▶ What you need to do
Transcribe the whole listing below without changing a word, but leave out every image.
begin
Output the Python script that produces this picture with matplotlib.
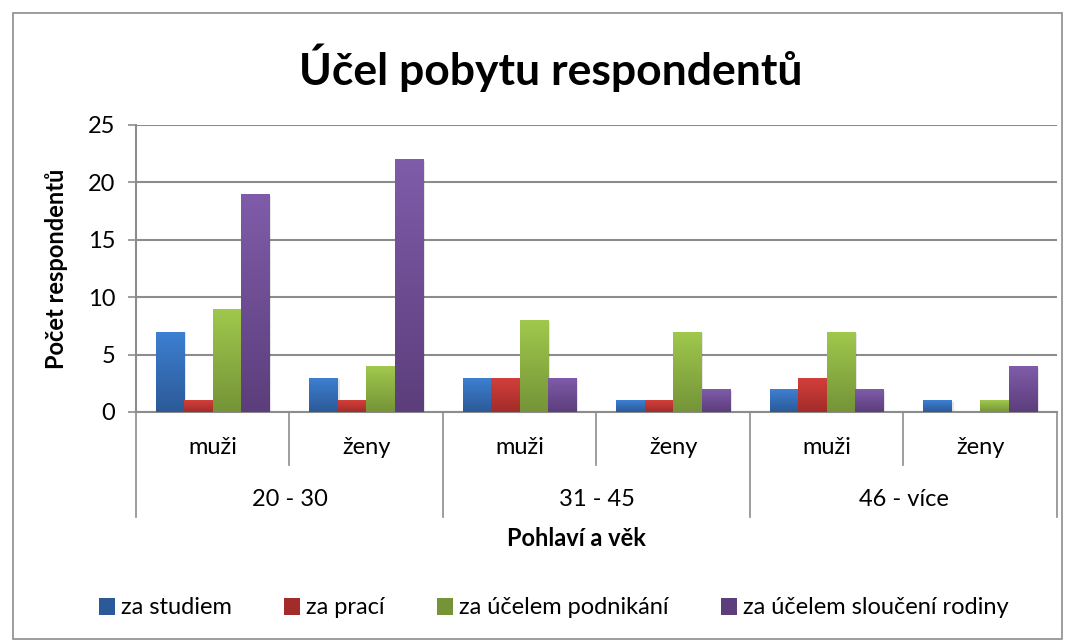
import numpy as np
import matplotlib.pyplot as plt
from matplotlib.patches import Rectangle, Patch
from matplotlib.colors import LinearSegmentedColormap
import matplotlib.transforms as mtransforms

plt.rcParams['font.family'] = ['Lato', 'DejaVu Sans']

# data
gender = ['muži', 'ženy', 'muži', 'ženy', 'muži', 'ženy']
age_groups = ['20 - 30', '31 - 45', '46 - více']
series = ['za studiem', 'za prací', 'za účelem podnikání', 'za účelem sloučení rodiny']
studiem = [7, 3, 3, 1, 2, 1]
praci = [1, 1, 3, 1, 3, 0]
podnikani = [9, 4, 8, 7, 7, 1]
rodina = [19, 22, 3, 2, 2, 4]
yticks = [0, 5, 10, 15, 20, 25]

values = [studiem, praci, podnikani, rodina]
# (top colour, bottom colour) for the Excel-like gradient
colors = [('#3d80d2', '#2c5a98'), ('#d43f3b', '#a22c29'),
          ('#a0c84c', '#759438'), ('#7f5ca9', '#5c3e7c')]

fig = plt.figure(figsize=(10.75, 6.42), dpi=100)
ax = fig.add_axes([0.1265, 0.3583, 0.8567, 0.447])

x = np.arange(len(gender))
w = 0.185
grad = np.linspace(1, 0, 64).reshape(-1, 1)

for i, (vals, (ctop, cbot)) in enumerate(zip(values, colors)):
    cmap = LinearSegmentedColormap.from_list('g%d' % i, [cbot, ctop])
    pos = x + (i - 1.5) * w
    bars = ax.bar(pos, vals, w, color=ctop, zorder=3, linewidth=0)
    for b in bars:
        h = b.get_height()
        if h <= 0:
            continue
        # soft shadow
        ax.add_patch(Rectangle((b.get_x() + 0.012, 0), w, h - 0.15, color='black',
                               alpha=0.10, zorder=2, linewidth=0))
        im = ax.imshow(grad, cmap=cmap, aspect='auto', zorder=4,
                       extent=[b.get_x(), b.get_x() + w, 0, h], interpolation='bicubic')
        im.set_clip_path(b)

ax.set_xlim(-0.5, 5.5)
ax.set_ylim(0, 25)
ax.set_yticks(yticks)
ax.yaxis.grid(True, color='#8c8c8c', linewidth=1.5, zorder=1)
ax.set_axisbelow(True)
ax.tick_params(axis='y', labelsize=17, length=6, width=1.2, color='#8c8c8c', pad=9)
ax.set_xticks([])
for s in ['top', 'right']:
    ax.spines[s].set_visible(False)
ax.spines['left'].set_color('#8c8c8c')
ax.spines['left'].set_linewidth(1.5)
ax.spines['bottom'].set_color('#8c8c8c')
ax.spines['bottom'].set_linewidth(1.5)

# two-level category axis
trans = mtransforms.blended_transform_factory(ax.transData, ax.transAxes)
for k in range(len(gender) + 1):
    xs = k - 0.5
    depth = -0.366 if k % 2 == 0 else -0.185
    ax.plot([xs, xs], [0, depth], transform=trans, color='#8c8c8c',
            linewidth=1.2, clip_on=False)
for k, g in enumerate(gender):
    ax.text(k, -0.125, g, transform=trans, ha='center', va='center', fontsize=17)
for k, a in enumerate(age_groups):
    ax.text(2 * k + 0.5, -0.305, a, transform=trans, ha='center', va='center', fontsize=17)

ax.set_ylabel('Počet respondentů', fontsize=17, fontweight='bold', labelpad=14)
fig.text(0.5365, 1 - 538 / 642, 'Pohlaví a věk', ha='center', va='center',
         fontsize=17, fontweight='bold')
fig.text(0.512, 1 - 68 / 642, 'Účel pobytu respondentů', ha='center', va='center',
         fontsize=32, fontweight='bold')

handles = [Patch(facecolor=c[1], edgecolor='none') for c in colors]
fig.legend(handles, series, loc='center', bbox_to_anchor=(0.515, 1 - 608 / 642),
           ncol=4, frameon=False, fontsize=17, handlelength=0.7, handleheight=0.7,
           handletextpad=0.25, columnspacing=2.2)

# chart border
fig.add_artist(Rectangle((13 / 1075, 0.004), 1049 / 1075, 1 - 13 / 642 - 0.004,
                         transform=fig.transFigure, fill=False,
                         edgecolor='#8c8c8c', linewidth=1.2))

fig.savefig('out.png', dpi=100)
end
▶ Reply
Output the Python script that produces this picture with matplotlib.
import numpy as np
import matplotlib.pyplot as plt
from matplotlib.patches import Rectangle, Patch
from matplotlib.colors import LinearSegmentedColormap
import matplotlib.transforms as mtransforms

plt.rcParams['font.family'] = ['Lato', 'DejaVu Sans']

# data
gender = ['muži', 'ženy', 'muži', 'ženy', 'muži', 'ženy']
age_groups = ['20 - 30', '31 - 45', '46 - více']
series = ['za studiem', 'za prací', 'za účelem podnikání', 'za účelem sloučení rodiny']
studiem = [7, 3, 3, 1, 2, 1]
praci = [1, 1, 3, 1, 3, 0]
podnikani = [9, 4, 8, 7, 7, 1]
rodina = [19, 22, 3, 2, 2, 4]
yticks = [0, 5, 10, 15, 20, 25]

values = [studiem, praci, podnikani, rodina]
# (top colour, bottom colour) for the Excel-like gradient
colors = [('#3d80d2', '#2c5a98'), ('#d43f3b', '#a22c29'),
          ('#a0c84c', '#759438'), ('#7f5ca9', '#5c3e7c')]

fig = plt.figure(figsize=(10.75, 6.42), dpi=100)
ax = fig.add_axes([0.1265, 0.3583, 0.8567, 0.447])

x = np.arange(len(gender))
w = 0.185
grad = np.linspace(1, 0, 64).reshape(-1, 1)

for i, (vals, (ctop, cbot)) in enumerate(zip(values, colors)):
    cmap = LinearSegmentedColormap.from_list('g%d' % i, [cbot, ctop])
    pos = x + (i - 1.5) * w
    bars = ax.bar(pos, vals, w, color=ctop, zorder=3, linewidth=0)
    for b in bars:
        h = b.get_height()
        if h <= 0:
            continue
        # soft shadow
        ax.add_patch(Rectangle((b.get_x() + 0.012, 0), w, h - 0.15, color='black',
                               alpha=0.10, zorder=2, linewidth=0))
        im = ax.imshow(grad, cmap=cmap, aspect='auto', zorder=4,
                       extent=[b.get_x(), b.get_x() + w, 0, h], interpolation='bicubic')
        im.set_clip_path(b)

ax.set_xlim(-0.5, 5.5)
ax.set_ylim(0, 25)
ax.set_yticks(yticks)
ax.yaxis.grid(True, color='#8c8c8c', linewidth=1.5, zorder=1)
ax.set_axisbelow(True)
ax.tick_params(axis='y', labelsize=17, length=6, width=1.2, color='#8c8c8c', pad=9)
ax.set_xticks([])
for s in ['top', 'right']:
    ax.spines[s].set_visible(False)
ax.spines['left'].set_color('#8c8c8c')
ax.spines['left'].set_linewidth(1.5)
ax.spines['bottom'].set_color('#8c8c8c')
ax.spines['bottom'].set_linewidth(1.5)

# two-level category axis
trans = mtransforms.blended_transform_factory(ax.transData, ax.transAxes)
for k in range(len(gender) + 1):
    xs = k - 0.5
    depth = -0.366 if k % 2 == 0 else -0.185
    ax.plot([xs, xs], [0, depth], transform=trans, color='#8c8c8c',
            linewidth=1.2, clip_on=False)
for k, g in enumerate(gender):
    ax.text(k, -0.125, g, transform=trans, ha='center', va='center', fontsize=17)
for k, a in enumerate(age_groups):
    ax.text(2 * k + 0.5, -0.305, a, transform=trans, ha='center', va='center', fontsize=17)

ax.set_ylabel('Počet respondentů', fontsize=17, fontweight='bold', labelpad=14)
fig.text(0.5365, 1 - 538 / 642, 'Pohlaví a věk', ha='center', va='center',
         fontsize=17, fontweight='bold')
fig.text(0.512, 1 - 68 / 642, 'Účel pobytu respondentů', ha='center', va='center',
         fontsize=32, fontweight='bold')

handles = [Patch(facecolor=c[1], edgecolor='none') for c in colors]
fig.legend(handles, series, loc='center', bbox_to_anchor=(0.515, 1 - 608 / 642),
           ncol=4, frameon=False, fontsize=17, handlelength=0.7, handleheight=0.7,
           handletextpad=0.25, columnspacing=2.2)

# chart border
fig.add_artist(Rectangle((13 / 1075, 0.004), 1049 / 1075, 1 - 13 / 642 - 0.004,
                         transform=fig.transFigure, fill=False,
                         edgecolor='#8c8c8c', linewidth=1.2))

fig.savefig('out.png', dpi=100)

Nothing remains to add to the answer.